Hasta el nombre me pareció raro. Luego supe que el pupitre era un elemento fundamental del aula, como el pizarrón, la tiza o el borrador de almohadilla, o aquel de felpa que trizaba algún silencio de la clase con un chillido insoportable. Cuando por primera vez me senté en el banco de mesada inclinada, me sentí importante pero asustado. A tan corta edad, lanzado de golpe a la vida con la responsabilidad de aprender de todo un poco, en un sitio extraño (aquella entonces nueva escuela "Provincia de Mendoza", del Barrio Rivadavia), no me pareció extraño sentir miedo.

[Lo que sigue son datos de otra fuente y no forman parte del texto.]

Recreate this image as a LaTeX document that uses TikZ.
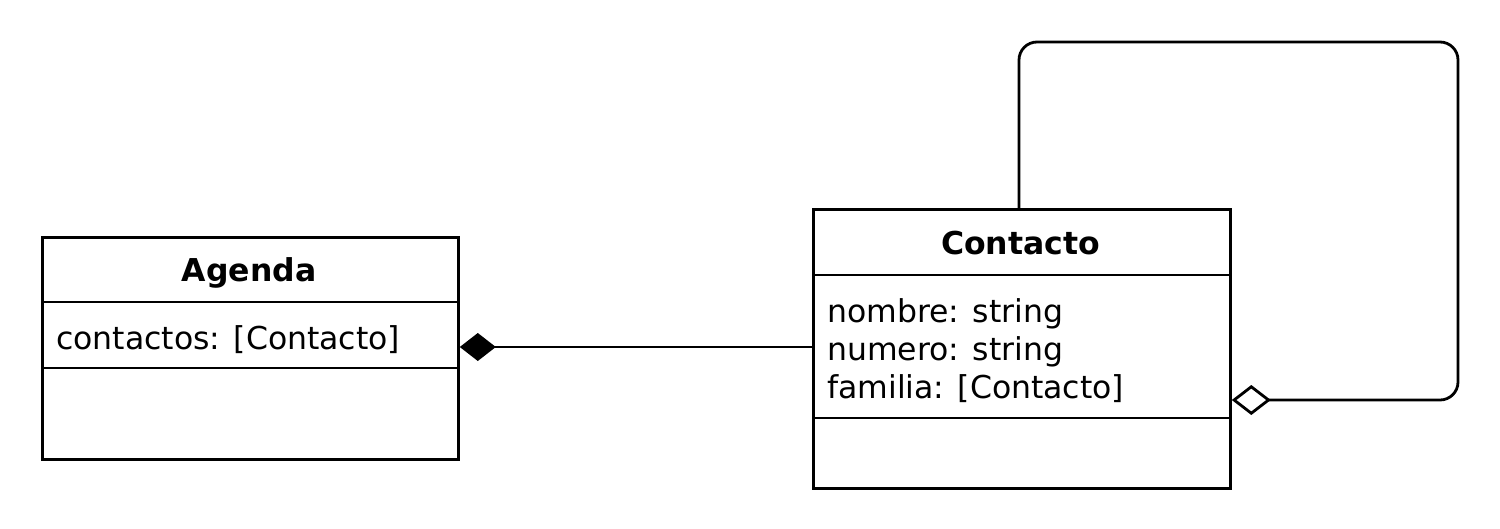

Allí estaba, mirando intrigado cómo la señorita limpiaba con paciencia el pizarrón que pendía de la pared, y a cada movimiento suyo se balanceaba, y cómo a la joven maestra se le quebraba la tiza por dibujar erguidos palotes. Y lo que más me intrigó fue aquel agujerito en el pupitre, a continuación de la canaleta donde había que dejar el lápiz. "Ahí va el tintero", me dijeron. El primer día ya nos entregaron un papelito dirigido a los padres, donde les informaban que debíamos traer el famoso tintero, una lapicera y una pluma. Jamás imaginé que iba a penar tanto a causa de esos adminículos; porque aquella especie de sombrerito de loza blanca, generalmente mal tapado con un pequeño corchito, debía ir repleto de tinta, y no era fácil transportarlo desde la casa a la escuela sin derrames. Jamás llegué de la escuela sin las manos manchadas del azul elemento que tanto costaba limpiar. El famoso tintero en realidad era la estrella (o el verdugo) del pupitre. En su frente, como una insignia o una bandera marchita, se bamboleaba ante cualquier movimiento que hacíamos en el banco y nos ponía los pelos de punta; y en cualquier momento la catástrofe; o el dichoso corchito, que no lo tapaba lo suficiente, y debíamos volver con él a casa "con la frente marchita", como el tango describe las derrotas, ya que el famoso sombrerito de loza cada vez perdía más su blancura.
Era francamente cruel escribir con aquellas plumas de delgado acero, que seguramente eran menos prácticas que las de nuestros antepasados, sustraídas a algún ave. Fácilmente se despatarraban. Eran pocos los que podían tener una "Parcker", la bella lapicera con carga de goma que podía renovarse, un capuchón que la protegía y que daba la sensación de poder o de riqueza. Hasta que un esclarecido argentino inventó la "Birome", a la cual le costó ríos de sangre azul desplazar a las lujosas lapiceras recargables. Cuando esto ocurrió, pareció que se recuperaba la sagrada igualdad de los hombres.
En ese pupitre de mis primeros brotes estudiantiles seguramente no grabé más que palotes. Cuando crecimos, nos ensañamos con su noble madera cien veces barnizada, para combatir el tedio de las clases aburridas; y en algún costado, disimulado, creo haber grabado el nombre de alguna chica que no me miraba y que se adueñaba de mis noches en vela. En el estante para guardar los útiles, también convivieron el sánguche modesto y el inocente poema que la señorita no debía descubrir. Todavía siento punzante en mis ojos, cristal de paisajes ganados, todo aquello, y hago esfuerzos sobrehumanos por encontrarle su lugarcito de oro en la nostalgia.

"…el pupitre era un elemento fundamental del aula, como el pizarrón, la tiza o el borrador de… felpa que trizaba algún silencio de la clase con un chillido insoportable".